• [Given exercise] Leaving out the pictures, retype all the material exactly.

• [Material]
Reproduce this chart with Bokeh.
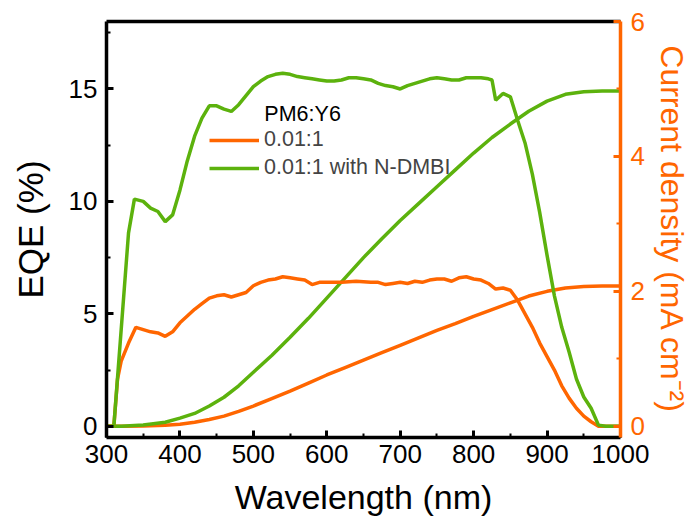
from bokeh.plotting import figure
from bokeh.models import (Range1d, LinearAxis, SingleIntervalTicker, FixedTicker,
                          Legend, LegendItem, Label)
from bokeh.embed import file_html
from bokeh.resources import INLINE

# ---- data ----
wl_eqe_ref = [300, 310, 315, 320, 330, 340, 350, 360, 370, 380, 390, 400, 410, 420, 430,
              440, 450, 460, 470, 480, 490, 500, 510, 520, 530, 540, 550, 560, 570, 580,
              590, 600, 620, 640, 660, 670, 680, 690, 700, 710, 720, 730, 740, 750, 760,
              770, 780, 790, 800, 810, 820, 830, 840, 850, 860, 870, 880, 890, 900, 910,
              920, 930, 940, 950, 960, 970, 980, 990, 1000]
eqe_ref = [0, 0, 2.1, 2.9, 3.7, 4.4, 4.3, 4.2, 4.15, 4.0, 4.2, 4.6, 4.9, 5.2, 5.45,
           5.7, 5.8, 5.85, 5.75, 5.85, 5.95, 6.25, 6.4, 6.5, 6.55, 6.65, 6.6, 6.55, 6.5, 6.3,
           6.4, 6.4, 6.4, 6.45, 6.4, 6.4, 6.3, 6.35, 6.4, 6.35, 6.45, 6.4, 6.5, 6.55, 6.55,
           6.45, 6.6, 6.65, 6.55, 6.5, 6.35, 6.1, 6.15, 6.05, 5.6, 5.0, 4.4, 3.7, 3.1, 2.5,
           1.8, 1.25, 0.8, 0.45, 0.2, 0.0, 0, 0, 0]

wl_eqe_ndmbi = [300, 310, 320, 330, 338, 350, 360, 370, 380, 390, 400, 410, 420, 430, 440,
                450, 460, 470, 480, 490, 500, 510, 520, 530, 540, 550, 560, 570, 580, 590,
                600, 610, 620, 630, 640, 650, 660, 670, 680, 690, 700, 710, 720, 730, 740,
                750, 760, 770, 780, 790, 800, 810, 820, 825, 830, 840, 850, 860, 870, 880,
                890, 900, 910, 920, 930, 940, 950, 960, 970, 980, 990, 1000]
eqe_ndmbi = [0, 0, 4.3, 8.6, 10.1, 10.0, 9.7, 9.55, 9.1, 9.4, 10.5, 11.8, 12.9, 13.7, 14.25,
             14.25, 14.1, 14.0, 14.3, 14.7, 15.1, 15.35, 15.55, 15.65, 15.7, 15.65, 15.55, 15.5, 15.45, 15.4,
             15.35, 15.35, 15.4, 15.5, 15.5, 15.45, 15.4, 15.25, 15.15, 15.1, 15.0, 15.15, 15.25, 15.35, 15.45,
             15.5, 15.45, 15.4, 15.4, 15.5, 15.5, 15.5, 15.45, 15.4, 14.5, 14.8, 14.65, 13.6, 12.6, 11.2,
             9.5, 7.6, 5.8, 4.4, 3.3, 2.1, 1.3, 0.8, 0.05, 0, 0, 0]

wl_j = [300, 320, 350, 380, 400, 420, 440, 460, 480, 500, 525, 550, 575, 600, 625, 650,
        675, 700, 725, 750, 775, 800, 825, 850, 875, 900, 925, 950, 975, 1000]
j_ref = [0, 0, 0.005, 0.015, 0.03, 0.06, 0.1, 0.15, 0.22, 0.3, 0.41, 0.52, 0.64, 0.76, 0.87, 0.98,
         1.09, 1.2, 1.31, 1.42, 1.52, 1.63, 1.73, 1.83, 1.93, 2.0, 2.05, 2.07, 2.08, 2.08]
j_ndmbi = [0, 0, 0.02, 0.06, 0.12, 0.19, 0.3, 0.43, 0.6, 0.8, 1.05, 1.32, 1.6, 1.9, 2.2, 2.5,
           2.78, 3.05, 3.3, 3.55, 3.8, 4.05, 4.28, 4.48, 4.67, 4.82, 4.92, 4.96, 4.97, 4.97]

legend_title = "PM6:Y6"
series_labels = ["0.01:1", "0.01:1 with N-DMBI"]

ORANGE = "#FF6600"
GREEN = "#5CB20D"
FONT = "Liberation Sans"
LW = 3.5

p = figure(width=695, height=526, x_range=Range1d(300, 1000), y_range=Range1d(-0.5, 18),
           output_backend="svg", toolbar_location=None,
           min_border_left=106, min_border_right=75, min_border_top=21, min_border_bottom=89)
p.extra_y_ranges = {"j": Range1d(-0.5 / 3, 6)}
p.grid.visible = False
p.outline_line_color = None
p.background_fill_color = "white"
p.border_fill_color = "white"

def style_axis(ax, color="black"):
    ax.axis_line_width = 3.5
    ax.axis_line_color = color
    ax.major_tick_in = 7
    ax.major_tick_out = 0
    ax.minor_tick_in = 4
    ax.minor_tick_out = 0
    ax.major_tick_line_width = 3
    ax.minor_tick_line_width = 2
    ax.major_tick_line_color = color
    ax.minor_tick_line_color = color
    ax.major_label_text_font = FONT
    ax.major_label_text_font_size = "26px"
    ax.major_label_text_color = color
    ax.axis_label_text_font = FONT
    ax.axis_label_text_font_style = "normal"
    ax.axis_label_text_color = color

xa = p.xaxis[0]
xa.ticker = SingleIntervalTicker(interval=100, num_minor_ticks=2)
style_axis(xa)
xa.axis_label = "Wavelength (nm)"
xa.axis_label_text_font_size = "34px"
xa.major_label_standoff = 7
xa.axis_label_standoff = 12

ya = p.yaxis[0]
ya.ticker = SingleIntervalTicker(interval=5, num_minor_ticks=2)
style_axis(ya)
ya.axis_label = "EQE (%)"
ya.axis_label_text_font_size = "35px"
ya.major_label_standoff = 9
ya.axis_label_standoff = 16

ra = LinearAxis(y_range_name="j", ticker=SingleIntervalTicker(interval=2, num_minor_ticks=2))
style_axis(ra, ORANGE)
ra.axis_label = "Current density (mA cm\u207b\u00b2)"
ra.axis_label_text_font_size = "32px"
ra.major_label_standoff = 10
ra.axis_label_standoff = 6
p.add_layout(ra, "right")

ta = LinearAxis(ticker=FixedTicker(ticks=[]), axis_line_width=3.5, axis_line_color="black",
                major_tick_in=0, major_tick_out=0, minor_tick_in=0, minor_tick_out=0)
p.add_layout(ta, "above")

r_j_ref = p.line(wl_j, j_ref, y_range_name="j", line_color=ORANGE, line_width=LW)
r_j_nd = p.line(wl_j, j_ndmbi, y_range_name="j", line_color=GREEN, line_width=LW)
r_ref = p.line(wl_eqe_ref, eqe_ref, line_color=ORANGE, line_width=LW)
r_nd = p.line(wl_eqe_ndmbi, eqe_ndmbi, line_color=GREEN, line_width=LW)

legend = Legend(items=[LegendItem(label=series_labels[0], renderers=[r_ref]),
                       LegendItem(label=series_labels[1], renderers=[r_nd])],
                location=(103, 257), background_fill_alpha=0, border_line_color=None,
                padding=0, margin=0, glyph_width=50, glyph_height=20, label_height=20,
                label_standoff=5, spacing=3, label_text_font=FONT, label_text_font_size="21.5px")
p.add_layout(legend)

p.add_layout(Label(x=515, y=13.9, text=legend_title, text_baseline="middle",
                   text_font=FONT, text_font_size="21.5px", text_color="black"))

open("out.html", "w").write(file_html(p, INLINE))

• [Full solution]
Reproduce this chart with Bokeh.
from bokeh.plotting import figure
from bokeh.models import (Range1d, LinearAxis, SingleIntervalTicker, FixedTicker,
                          Legend, LegendItem, Label)
from bokeh.embed import file_html
from bokeh.resources import INLINE

# ---- data ----
wl_eqe_ref = [300, 310, 315, 320, 330, 340, 350, 360, 370, 380, 390, 400, 410, 420, 430,
              440, 450, 460, 470, 480, 490, 500, 510, 520, 530, 540, 550, 560, 570, 580,
              590, 600, 620, 640, 660, 670, 680, 690, 700, 710, 720, 730, 740, 750, 760,
              770, 780, 790, 800, 810, 820, 830, 840, 850, 860, 870, 880, 890, 900, 910,
              920, 930, 940, 950, 960, 970, 980, 990, 1000]
eqe_ref = [0, 0, 2.1, 2.9, 3.7, 4.4, 4.3, 4.2, 4.15, 4.0, 4.2, 4.6, 4.9, 5.2, 5.45,
           5.7, 5.8, 5.85, 5.75, 5.85, 5.95, 6.25, 6.4, 6.5, 6.55, 6.65, 6.6, 6.55, 6.5, 6.3,
           6.4, 6.4, 6.4, 6.45, 6.4, 6.4, 6.3, 6.35, 6.4, 6.35, 6.45, 6.4, 6.5, 6.55, 6.55,
           6.45, 6.6, 6.65, 6.55, 6.5, 6.35, 6.1, 6.15, 6.05, 5.6, 5.0, 4.4, 3.7, 3.1, 2.5,
           1.8, 1.25, 0.8, 0.45, 0.2, 0.0, 0, 0, 0]

wl_eqe_ndmbi = [300, 310, 320, 330, 338, 350, 360, 370, 380, 390, 400, 410, 420, 430, 440,
                450, 460, 470, 480, 490, 500, 510, 520, 530, 540, 550, 560, 570, 580, 590,
                600, 610, 620, 630, 640, 650, 660, 670, 680, 690, 700, 710, 720, 730, 740,
                750, 760, 770, 780, 790, 800, 810, 820, 825, 830, 840, 850, 860, 870, 880,
                890, 900, 910, 920, 930, 940, 950, 960, 970, 980, 990, 1000]
eqe_ndmbi = [0, 0, 4.3, 8.6, 10.1, 10.0, 9.7, 9.55, 9.1, 9.4, 10.5, 11.8, 12.9, 13.7, 14.25,
             14.25, 14.1, 14.0, 14.3, 14.7, 15.1, 15.35, 15.55, 15.65, 15.7, 15.65, 15.55, 15.5, 15.45, 15.4,
             15.35, 15.35, 15.4, 15.5, 15.5, 15.45, 15.4, 15.25, 15.15, 15.1, 15.0, 15.15, 15.25, 15.35, 15.45,
             15.5, 15.45, 15.4, 15.4, 15.5, 15.5, 15.5, 15.45, 15.4, 14.5, 14.8, 14.65, 13.6, 12.6, 11.2,
             9.5, 7.6, 5.8, 4.4, 3.3, 2.1, 1.3, 0.8, 0.05, 0, 0, 0]

wl_j = [300, 320, 350, 380, 400, 420, 440, 460, 480, 500, 525, 550, 575, 600, 625, 650,
        675, 700, 725, 750, 775, 800, 825, 850, 875, 900, 925, 950, 975, 1000]
j_ref = [0, 0, 0.005, 0.015, 0.03, 0.06, 0.1, 0.15, 0.22, 0.3, 0.41, 0.52, 0.64, 0.76, 0.87, 0.98,
         1.09, 1.2, 1.31, 1.42, 1.52, 1.63, 1.73, 1.83, 1.93, 2.0, 2.05, 2.07, 2.08, 2.08]
j_ndmbi = [0, 0, 0.02, 0.06, 0.12, 0.19, 0.3, 0.43, 0.6, 0.8, 1.05, 1.32, 1.6, 1.9, 2.2, 2.5,
           2.78, 3.05, 3.3, 3.55, 3.8, 4.05, 4.28, 4.48, 4.67, 4.82, 4.92, 4.96, 4.97, 4.97]

legend_title = "PM6:Y6"
series_labels = ["0.01:1", "0.01:1 with N-DMBI"]

ORANGE = "#FF6600"
GREEN = "#5CB20D"
FONT = "Liberation Sans"
LW = 3.5

p = figure(width=695, height=526, x_range=Range1d(300, 1000), y_range=Range1d(-0.5, 18),
           output_backend="svg", toolbar_location=None,
           min_border_left=106, min_border_right=75, min_border_top=21, min_border_bottom=89)
p.extra_y_ranges = {"j": Range1d(-0.5 / 3, 6)}
p.grid.visible = False
p.outline_line_color = None
p.background_fill_color = "white"
p.border_fill_color = "white"

def style_axis(ax, color="black"):
    ax.axis_line_width = 3.5
    ax.axis_line_color = color
    ax.major_tick_in = 7
    ax.major_tick_out = 0
    ax.minor_tick_in = 4
    ax.minor_tick_out = 0
    ax.major_tick_line_width = 3
    ax.minor_tick_line_width = 2
    ax.major_tick_line_color = color
    ax.minor_tick_line_color = color
    ax.major_label_text_font = FONT
    ax.major_label_text_font_size = "26px"
    ax.major_label_text_color = color
    ax.axis_label_text_font = FONT
    ax.axis_label_text_font_style = "normal"
    ax.axis_label_text_color = color

xa = p.xaxis[0]
xa.ticker = SingleIntervalTicker(interval=100, num_minor_ticks=2)
style_axis(xa)
xa.axis_label = "Wavelength (nm)"
xa.axis_label_text_font_size = "34px"
xa.major_label_standoff = 7
xa.axis_label_standoff = 12

ya = p.yaxis[0]
ya.ticker = SingleIntervalTicker(interval=5, num_minor_ticks=2)
style_axis(ya)
ya.axis_label = "EQE (%)"
ya.axis_label_text_font_size = "35px"
ya.major_label_standoff = 9
ya.axis_label_standoff = 16

ra = LinearAxis(y_range_name="j", ticker=SingleIntervalTicker(interval=2, num_minor_ticks=2))
style_axis(ra, ORANGE)
ra.axis_label = "Current density (mA cm\u207b\u00b2)"
ra.axis_label_text_font_size = "32px"
ra.major_label_standoff = 10
ra.axis_label_standoff = 6
p.add_layout(ra, "right")

ta = LinearAxis(ticker=FixedTicker(ticks=[]), axis_line_width=3.5, axis_line_color="black",
                major_tick_in=0, major_tick_out=0, minor_tick_in=0, minor_tick_out=0)
p.add_layout(ta, "above")

r_j_ref = p.line(wl_j, j_ref, y_range_name="j", line_color=ORANGE, line_width=LW)
r_j_nd = p.line(wl_j, j_ndmbi, y_range_name="j", line_color=GREEN, line_width=LW)
r_ref = p.line(wl_eqe_ref, eqe_ref, line_color=ORANGE, line_width=LW)
r_nd = p.line(wl_eqe_ndmbi, eqe_ndmbi, line_color=GREEN, line_width=LW)

legend = Legend(items=[LegendItem(label=series_labels[0], renderers=[r_ref]),
                       LegendItem(label=series_labels[1], renderers=[r_nd])],
                location=(103, 257), background_fill_alpha=0, border_line_color=None,
                padding=0, margin=0, glyph_width=50, glyph_height=20, label_height=20,
                label_standoff=5, spacing=3, label_text_font=FONT, label_text_font_size="21.5px")
p.add_layout(legend)

p.add_layout(Label(x=515, y=13.9, text=legend_title, text_baseline="middle",
                   text_font=FONT, text_font_size="21.5px", text_color="black"))

open("out.html", "w").write(file_html(p, INLINE))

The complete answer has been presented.